### TASK DIRECTIONS
Take the lines from the beginning of the material through the line containing "from matplotlib.patches import Rectangle" and retype them exactly, leaving the pictures out.

──────── MATERIAL PROVIDED

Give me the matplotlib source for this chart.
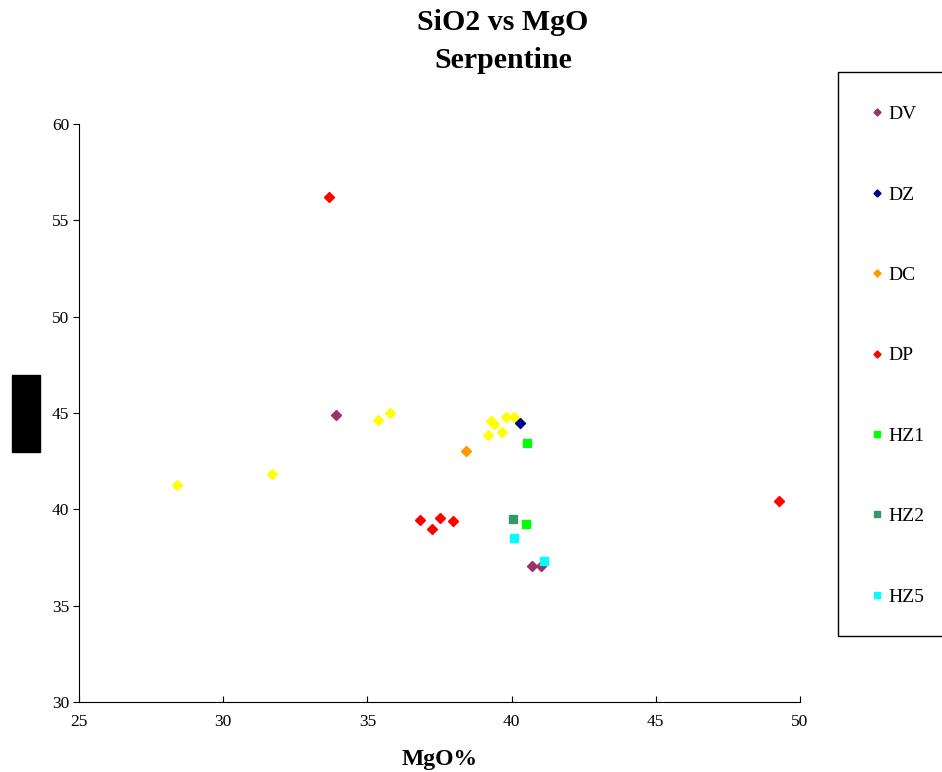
import matplotlib
matplotlib.use("Agg")
import matplotlib.pyplot as plt
from matplotlib.patches import Rectangle

# Data (MgO %, SiO2 %)
dv_x = [33.91, 40.71, 41.02]
dv_y = [44.90, 37.06, 37.06]
dz_x = [40.29]
dz_y = [44.48]
dc_x = [38.42]
dc_y = [43.03]
dp_x = [33.67, 36.82, 37.24, 37.52, 37.97, 49.27]
dp_y = [56.21, 39.45, 38.98, 39.55, 39.40, 40.44]
hz1_x = [40.53, 40.50]
hz1_y = [43.45, 39.26]
hz2_x = [40.04]
hz2_y = [39.49]
hz5_x = [40.08, 41.11]
hz5_y = [38.50, 37.34]
yel_x = [28.40, 31.69, 35.37, 35.78, 39.30, 39.40, 39.19, 39.65, 39.81, 40.07]
yel_y = [41.27, 41.84, 44.62, 45.00, 44.58, 44.45, 43.87, 44.02, 44.78, 44.80]

x_ticks = [25, 30, 35, 40, 45, 50]
y_ticks = [30, 35, 40, 45, 50, 55, 60]

serif = 'Liberation Serif'

fig = plt.figure(figsize=(9.42, 7.72), dpi=100)
ax = fig.add_axes([79/942, 1-702/772, 721/942, 578/772])

ms_d = 4.8
ms_s = 6.3
ax.plot(yel_x, yel_y, linestyle='none', marker='D', ms=ms_d, color='#FFFF00', mec='#FFFF00')
h_dv, = ax.plot(dv_x, dv_y, linestyle='none', marker='D', ms=ms_d, color='#993366', label='DV')
h_dz, = ax.plot(dz_x, dz_y, linestyle='none', marker='D', ms=ms_d, color='#000080', label='DZ')
h_dc, = ax.plot(dc_x, dc_y, linestyle='none', marker='D', ms=ms_d, color='#FF9900', label='DC')
h_dp, = ax.plot(dp_x, dp_y, linestyle='none', marker='D', ms=ms_d, color='#FF0000', label='DP')
h_h1, = ax.plot(hz1_x, hz1_y, linestyle='none', marker='s', ms=ms_s, color='#00FF00', label='HZ1')
h_h2, = ax.plot(hz2_x, hz2_y, linestyle='none', marker='s', ms=ms_s, color='#339966', label='HZ2')
h_h5, = ax.plot(hz5_x, hz5_y, linestyle='none', marker='s', ms=ms_s, color='#00FFFF', label='HZ5')

ax.set_xlim(25, 50)
ax.set_ylim(30, 60)
ax.set_xticks(x_ticks)
ax.set_yticks(y_ticks)
for s in ['top', 'right']:
    ax.spines[s].set_visible(False)
for s in ['left', 'bottom']:
    ax.spines[s].set_linewidth(0.8)
ax.tick_params(axis='y', direction='out', length=4, width=0.8, labelsize=12.5, pad=3)
ax.tick_params(axis='x', direction='in', length=4, width=0.8, labelsize=12.5, pad=9)
for lab in ax.get_xticklabels() + ax.get_yticklabels():
    lab.set_family(serif)

ax.set_xlabel('MgO%', fontsize=17, fontweight='bold', family=serif, labelpad=13)

fig.text(503/942, 1-23/772, 'SiO2 vs MgO', ha='center', va='center', fontsize=21.5,
         fontweight='bold', family=serif)
fig.text(503/942, 1-61/772, 'Serpentine', ha='center', va='center', fontsize=21.5,
         fontweight='bold', family=serif)

# black box at the left (y-label area)
fig.patches.append(Rectangle((12/942, 1-452/772), 28/942, 77/772, transform=fig.transFigure,
                             facecolor='black', edgecolor='black'))

# legend frame
fig.patches.append(Rectangle((838/942, 1-636/772), 120/942, 564/772, transform=fig.transFigure,
                             facecolor='none', edgecolor='black', linewidth=1.0, clip_on=False))

leg = fig.legend(handles=[h_dv, h_dz, h_dc, h_dp, h_h1, h_h2, h_h5],
                 loc='upper left', bbox_to_anchor=(871/942, 1-105.5/772),
                 frameon=False, prop={'family': serif, 'size': 14},
                 labelspacing=3.23, handlelength=0.6, handletextpad=0.27,
                 borderpad=0, borderaxespad=0, markerscale=0.75)

fig.savefig('out.png', dpi=100)
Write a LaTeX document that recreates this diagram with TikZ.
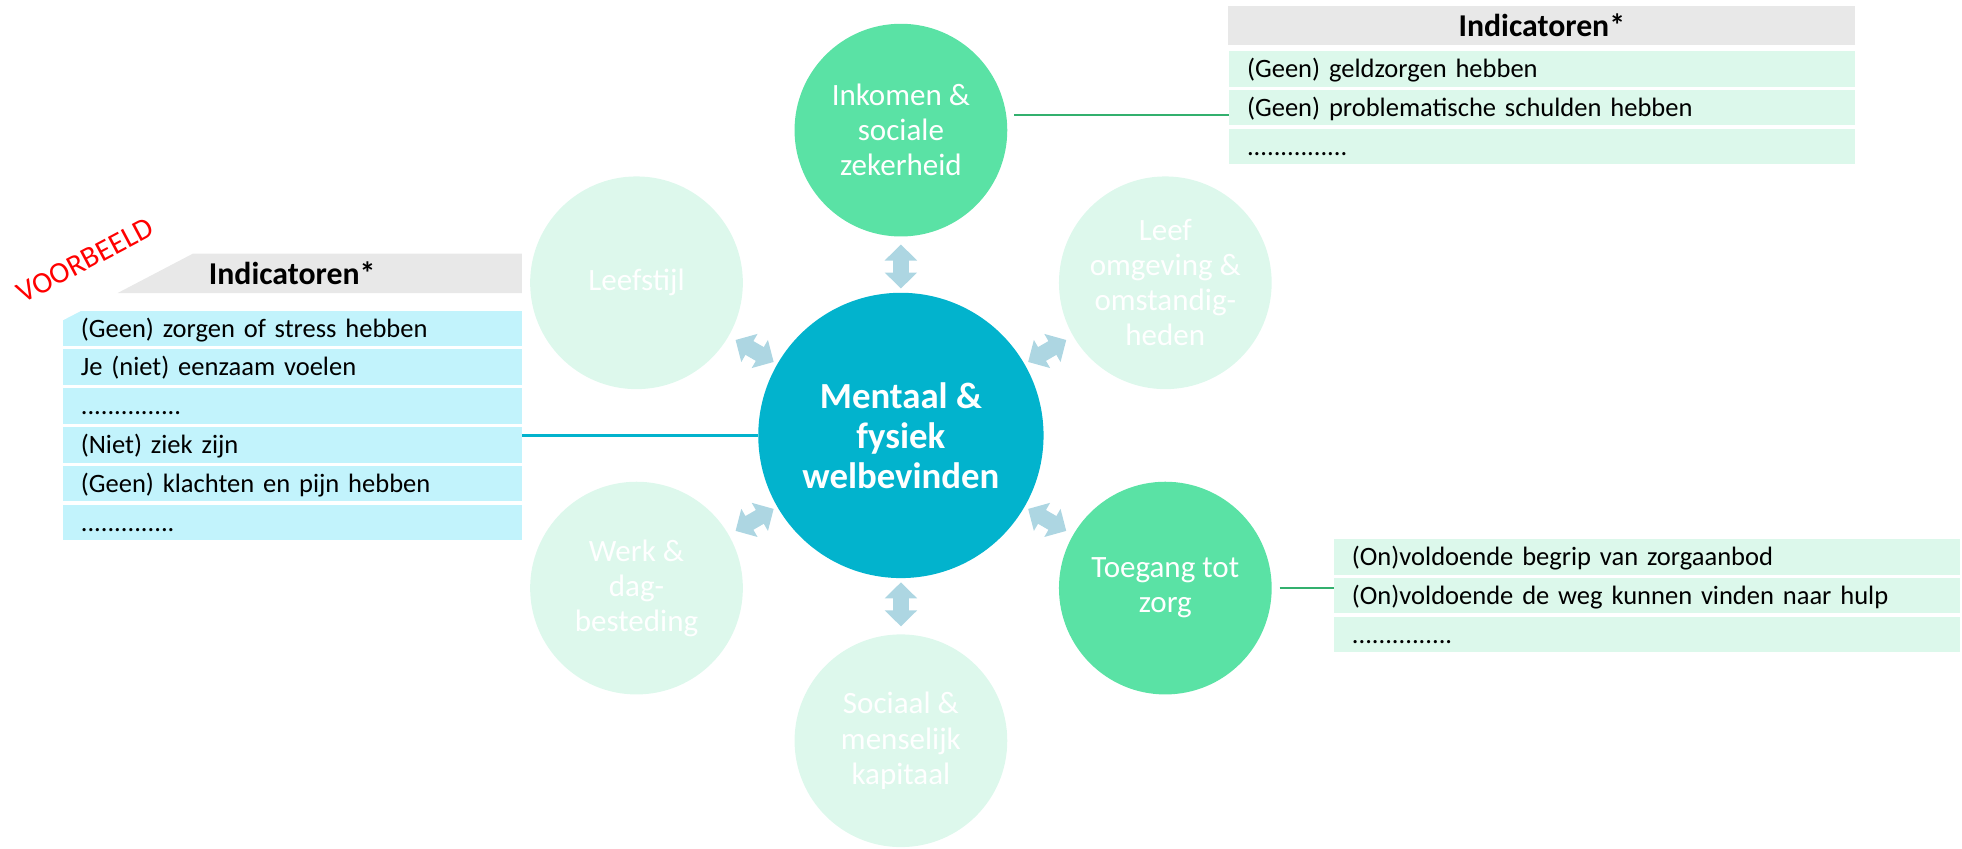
\documentclass[tikz,border=0pt]{standalone}
\usepackage{fontspec}
\setmainfont{Carlito}
\usepackage{tikz}
\usetikzlibrary{arrows.meta}
\usetikzlibrary{positioning}
\definecolor{hubblue}{HTML}{02B3CD}
\definecolor{themegreen}{HTML}{5AE2A5}
\definecolor{themepale}{HTML}{DDF8EC}
\definecolor{rowcyan}{HTML}{C2F3FC}
\definecolor{rowgreen}{HTML}{DCF8EB}
\definecolor{headgray}{HTML}{E8E8E8}
\definecolor{linkblue}{HTML}{ADD6E2}
\definecolor{linegreen}{HTML}{33B06E}
\tikzset{>=latex}
\newcommand\hubsize{114pt}
\newcommand\themesize{85pt}
\newcommand\themedist{122pt}
\newcommand\rowheight{14.2pt}
\newcommand\rowpitch{15.5pt}
\tikzset{
    hub/.style={circle, fill=hubblue, minimum size=\hubsize, inner sep=0pt, text=white, align=center, font=\fontsize{14.7}{16}\selectfont\bfseries},
    theme/.style={circle, fill=themepale, minimum size=\themesize, inner sep=0pt, text=white, align=center, font=\fontsize{12.4}{14}\selectfont},
    active/.style={fill=themegreen},
    twoway/.style={{Triangle[width=12.6pt,length=6.4pt]}-{Triangle[width=12.6pt,length=6.4pt]}, line width=6.35pt, linkblue, shorten <=1.5pt, shorten >=3pt},
    link/.style={line width=0.9pt},
}
\tikzset{
    row/.style={minimum height=\rowheight, inner xsep=7.3pt, inner ysep=0pt, outer sep=0pt, text height=8.4pt, text depth=1.4pt, align=left, font=\fontsize{10.6}{12}\selectfont, node distance=\rowpitch, on grid},
    leftrow/.style={row, fill=rowcyan, text width=168.9pt},
    rightrow/.style={row, fill=rowgreen, text width=235.6pt},
    tablehead/.style={minimum height=15.7pt, inner sep=0pt, outer sep=0pt, text height=9.5pt, text depth=0.7pt, font=\fontsize{12.7}{14}\selectfont\bfseries},
}
\begin{document}
\begin{tikzpicture}[x=1pt,y=1pt]
    \useasboundingbox (-360,-165) rectangle (424,174);
    % hub and themes
    \node(hub)[hub]{Mentaal \&\\fysiek\\welbevinden};
    \node(inkomen)[theme, active] at (90:\themedist){Inkomen \&\\sociale\\zekerheid};
    \node(leefomg)[theme] at (30:\themedist){Leef\\omgeving \&\\omstandig-\\heden};
    \node(toegang)[theme, active] at (-30:\themedist){Toegang tot\\zorg};
    \node(sociaal)[theme] at (-90:\themedist){Sociaal \&\\menselijk\\kapitaal};
    \node(werk)[theme] at (-150:\themedist){Werk \&\\dag-\\besteding};
    \node(leefstijl)[theme] at (150:\themedist){Leefstijl};
    \foreach \t in {inkomen,leefomg,toegang,sociaal,werk,leefstijl}
        \draw[twoway] (hub) -- (\t);
    % left table
    \fill[headgray] (-283,72.6) -- (-151.5,72.6) -- (-151.5,56.9) -- (-313,56.9) -- cycle;
    \node(lhead)[tablehead] at (-243.25,64.75){Indicatoren*};
    \node(lrow1)[leftrow] at (-243.25,42.75){(Geen) zorgen of stress hebben};
    \node(lrow2)[leftrow, below of=lrow1]{Je (niet) eenzaam voelen};
    \node(lrow3)[leftrow, below of=lrow2]{...............};
    \node(lrow4)[leftrow, below of=lrow3]{(Niet) ziek zijn};
    \node(lrow5)[leftrow, below of=lrow4]{(Geen) klachten en pijn hebben};
    \node(lrow6)[leftrow, below of=lrow5]{..............};
    \fill[white] (lrow1.north west) -- ++(7.5,0) -- ++(-7.5,-3.9) -- cycle;
    \node(voorbeeld)[red, rotate=28, inner sep=0pt, font=\fontsize{12}{13}\selectfont] at (-326,70){VOORBEELD};
    % right tables
    \node(rhead)[tablehead, fill=headgray, minimum width=250.45pt] at (256.1,163.7){Indicatoren*};
    \node(rtop1)[rightrow] at (256.1,146.5){(Geen) geldzorgen hebben};
    \node(rtop2)[rightrow, below of=rtop1]{(Geen) problematische schulden hebben};
    \node(rtop3)[rightrow, below of=rtop2]{...............};
    \node(rbot1)[rightrow] at (298,-48.5){(On)voldoende begrip van zorgaanbod};
    \node(rbot2)[rightrow, below of=rbot1]{(On)voldoende de weg kunnen vinden naar hulp};
    \node(rbot3)[rightrow, below of=rbot2]{...............};
    % links to the tables
    \draw[link, hubblue] (hub.west) -- (hub.west -| lrow4.east);
    \draw[link, linegreen, shorten <=3pt] (inkomen.8) -- (inkomen.8 -| rtop2.west);
    \draw[link, linegreen, shorten <=3pt] (toegang.east) -- (toegang.east -| rbot2.west);
\end{tikzpicture}
\end{document}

────────────────

### SOLUTION TO THE PROBLEM
Give me the matplotlib source for this chart.
import matplotlib
matplotlib.use("Agg")
import matplotlib.pyplot as plt
from matplotlib.patches import Rectangle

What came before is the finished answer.